All of the material should be reproduced exactly, with pictures left out.
------------------------------
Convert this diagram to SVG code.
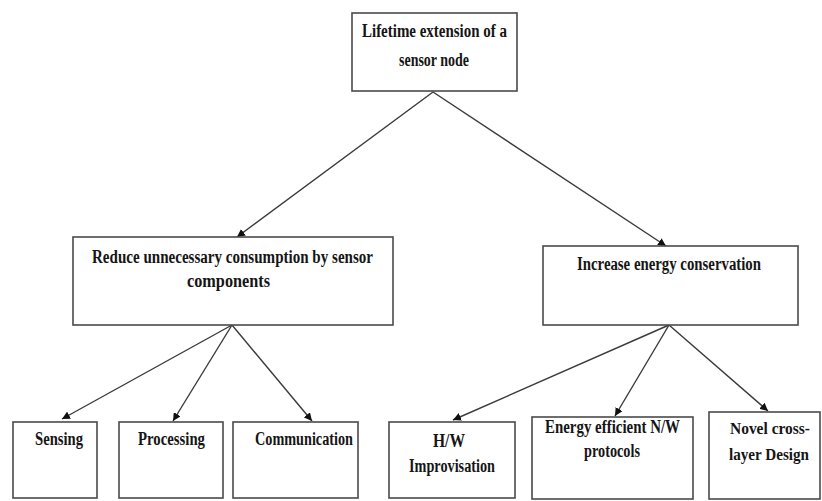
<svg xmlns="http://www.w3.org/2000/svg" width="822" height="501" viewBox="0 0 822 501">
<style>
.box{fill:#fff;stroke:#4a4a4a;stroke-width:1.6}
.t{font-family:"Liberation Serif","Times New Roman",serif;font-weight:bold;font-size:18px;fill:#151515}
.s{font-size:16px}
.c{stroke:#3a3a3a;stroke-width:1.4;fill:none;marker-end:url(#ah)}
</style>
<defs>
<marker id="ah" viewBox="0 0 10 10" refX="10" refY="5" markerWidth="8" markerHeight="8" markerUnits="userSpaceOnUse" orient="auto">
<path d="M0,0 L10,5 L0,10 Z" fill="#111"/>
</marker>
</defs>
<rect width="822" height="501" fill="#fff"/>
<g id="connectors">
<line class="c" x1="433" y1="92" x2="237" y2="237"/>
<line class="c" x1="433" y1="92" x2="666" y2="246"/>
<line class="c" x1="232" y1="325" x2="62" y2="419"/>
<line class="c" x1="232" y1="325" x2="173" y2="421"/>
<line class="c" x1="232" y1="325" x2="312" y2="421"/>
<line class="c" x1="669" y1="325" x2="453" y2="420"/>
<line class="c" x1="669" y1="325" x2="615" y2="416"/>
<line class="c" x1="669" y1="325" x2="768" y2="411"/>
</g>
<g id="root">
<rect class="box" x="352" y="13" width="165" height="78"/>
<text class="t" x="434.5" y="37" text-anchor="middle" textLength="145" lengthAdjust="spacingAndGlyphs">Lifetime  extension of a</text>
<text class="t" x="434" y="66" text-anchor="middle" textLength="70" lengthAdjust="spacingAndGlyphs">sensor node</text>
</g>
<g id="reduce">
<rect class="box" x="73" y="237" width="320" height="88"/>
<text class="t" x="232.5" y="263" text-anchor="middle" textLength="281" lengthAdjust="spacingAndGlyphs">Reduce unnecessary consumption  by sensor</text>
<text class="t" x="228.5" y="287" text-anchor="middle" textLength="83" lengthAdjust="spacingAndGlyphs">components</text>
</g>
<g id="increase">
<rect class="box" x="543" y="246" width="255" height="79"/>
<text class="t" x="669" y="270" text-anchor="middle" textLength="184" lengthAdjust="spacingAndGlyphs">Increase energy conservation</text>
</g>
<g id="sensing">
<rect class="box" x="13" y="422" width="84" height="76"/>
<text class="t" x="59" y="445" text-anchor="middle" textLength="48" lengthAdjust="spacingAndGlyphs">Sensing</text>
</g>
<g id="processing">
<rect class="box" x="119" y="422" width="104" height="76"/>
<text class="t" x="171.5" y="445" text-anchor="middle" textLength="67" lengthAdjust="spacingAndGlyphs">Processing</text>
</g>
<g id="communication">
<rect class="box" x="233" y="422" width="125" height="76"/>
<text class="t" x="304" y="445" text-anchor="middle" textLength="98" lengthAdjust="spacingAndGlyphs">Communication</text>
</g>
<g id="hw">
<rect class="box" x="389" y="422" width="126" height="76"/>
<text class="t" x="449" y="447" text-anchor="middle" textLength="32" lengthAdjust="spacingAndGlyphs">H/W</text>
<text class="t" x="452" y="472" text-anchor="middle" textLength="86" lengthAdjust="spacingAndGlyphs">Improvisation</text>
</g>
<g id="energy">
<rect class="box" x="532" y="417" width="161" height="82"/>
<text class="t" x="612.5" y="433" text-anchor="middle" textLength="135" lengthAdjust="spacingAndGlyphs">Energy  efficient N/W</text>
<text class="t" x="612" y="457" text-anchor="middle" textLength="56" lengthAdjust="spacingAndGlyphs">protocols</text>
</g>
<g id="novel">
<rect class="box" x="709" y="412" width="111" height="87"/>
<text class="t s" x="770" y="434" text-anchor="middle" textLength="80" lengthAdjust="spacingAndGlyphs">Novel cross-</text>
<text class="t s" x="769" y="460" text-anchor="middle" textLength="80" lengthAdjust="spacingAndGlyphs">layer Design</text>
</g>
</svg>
------------------------------
Complete output =>
Convert this diagram to SVG code.
<svg xmlns="http://www.w3.org/2000/svg" width="822" height="501" viewBox="0 0 822 501">
<style>
.box{fill:#fff;stroke:#4a4a4a;stroke-width:1.6}
.t{font-family:"Liberation Serif","Times New Roman",serif;font-weight:bold;font-size:18px;fill:#151515}
.s{font-size:16px}
.c{stroke:#3a3a3a;stroke-width:1.4;fill:none;marker-end:url(#ah)}
</style>
<defs>
<marker id="ah" viewBox="0 0 10 10" refX="10" refY="5" markerWidth="8" markerHeight="8" markerUnits="userSpaceOnUse" orient="auto">
<path d="M0,0 L10,5 L0,10 Z" fill="#111"/>
</marker>
</defs>
<rect width="822" height="501" fill="#fff"/>
<g id="connectors">
<line class="c" x1="433" y1="92" x2="237" y2="237"/>
<line class="c" x1="433" y1="92" x2="666" y2="246"/>
<line class="c" x1="232" y1="325" x2="62" y2="419"/>
<line class="c" x1="232" y1="325" x2="173" y2="421"/>
<line class="c" x1="232" y1="325" x2="312" y2="421"/>
<line class="c" x1="669" y1="325" x2="453" y2="420"/>
<line class="c" x1="669" y1="325" x2="615" y2="416"/>
<line class="c" x1="669" y1="325" x2="768" y2="411"/>
</g>
<g id="root">
<rect class="box" x="352" y="13" width="165" height="78"/>
<text class="t" x="434.5" y="37" text-anchor="middle" textLength="145" lengthAdjust="spacingAndGlyphs">Lifetime  extension of a</text>
<text class="t" x="434" y="66" text-anchor="middle" textLength="70" lengthAdjust="spacingAndGlyphs">sensor node</text>
</g>
<g id="reduce">
<rect class="box" x="73" y="237" width="320" height="88"/>
<text class="t" x="232.5" y="263" text-anchor="middle" textLength="281" lengthAdjust="spacingAndGlyphs">Reduce unnecessary consumption  by sensor</text>
<text class="t" x="228.5" y="287" text-anchor="middle" textLength="83" lengthAdjust="spacingAndGlyphs">components</text>
</g>
<g id="increase">
<rect class="box" x="543" y="246" width="255" height="79"/>
<text class="t" x="669" y="270" text-anchor="middle" textLength="184" lengthAdjust="spacingAndGlyphs">Increase energy conservation</text>
</g>
<g id="sensing">
<rect class="box" x="13" y="422" width="84" height="76"/>
<text class="t" x="59" y="445" text-anchor="middle" textLength="48" lengthAdjust="spacingAndGlyphs">Sensing</text>
</g>
<g id="processing">
<rect class="box" x="119" y="422" width="104" height="76"/>
<text class="t" x="171.5" y="445" text-anchor="middle" textLength="67" lengthAdjust="spacingAndGlyphs">Processing</text>
</g>
<g id="communication">
<rect class="box" x="233" y="422" width="125" height="76"/>
<text class="t" x="304" y="445" text-anchor="middle" textLength="98" lengthAdjust="spacingAndGlyphs">Communication</text>
</g>
<g id="hw">
<rect class="box" x="389" y="422" width="126" height="76"/>
<text class="t" x="449" y="447" text-anchor="middle" textLength="32" lengthAdjust="spacingAndGlyphs">H/W</text>
<text class="t" x="452" y="472" text-anchor="middle" textLength="86" lengthAdjust="spacingAndGlyphs">Improvisation</text>
</g>
<g id="energy">
<rect class="box" x="532" y="417" width="161" height="82"/>
<text class="t" x="612.5" y="433" text-anchor="middle" textLength="135" lengthAdjust="spacingAndGlyphs">Energy  efficient N/W</text>
<text class="t" x="612" y="457" text-anchor="middle" textLength="56" lengthAdjust="spacingAndGlyphs">protocols</text>
</g>
<g id="novel">
<rect class="box" x="709" y="412" width="111" height="87"/>
<text class="t s" x="770" y="434" text-anchor="middle" textLength="80" lengthAdjust="spacingAndGlyphs">Novel cross-</text>
<text class="t s" x="769" y="460" text-anchor="middle" textLength="80" lengthAdjust="spacingAndGlyphs">layer Design</text>
</g>
</svg>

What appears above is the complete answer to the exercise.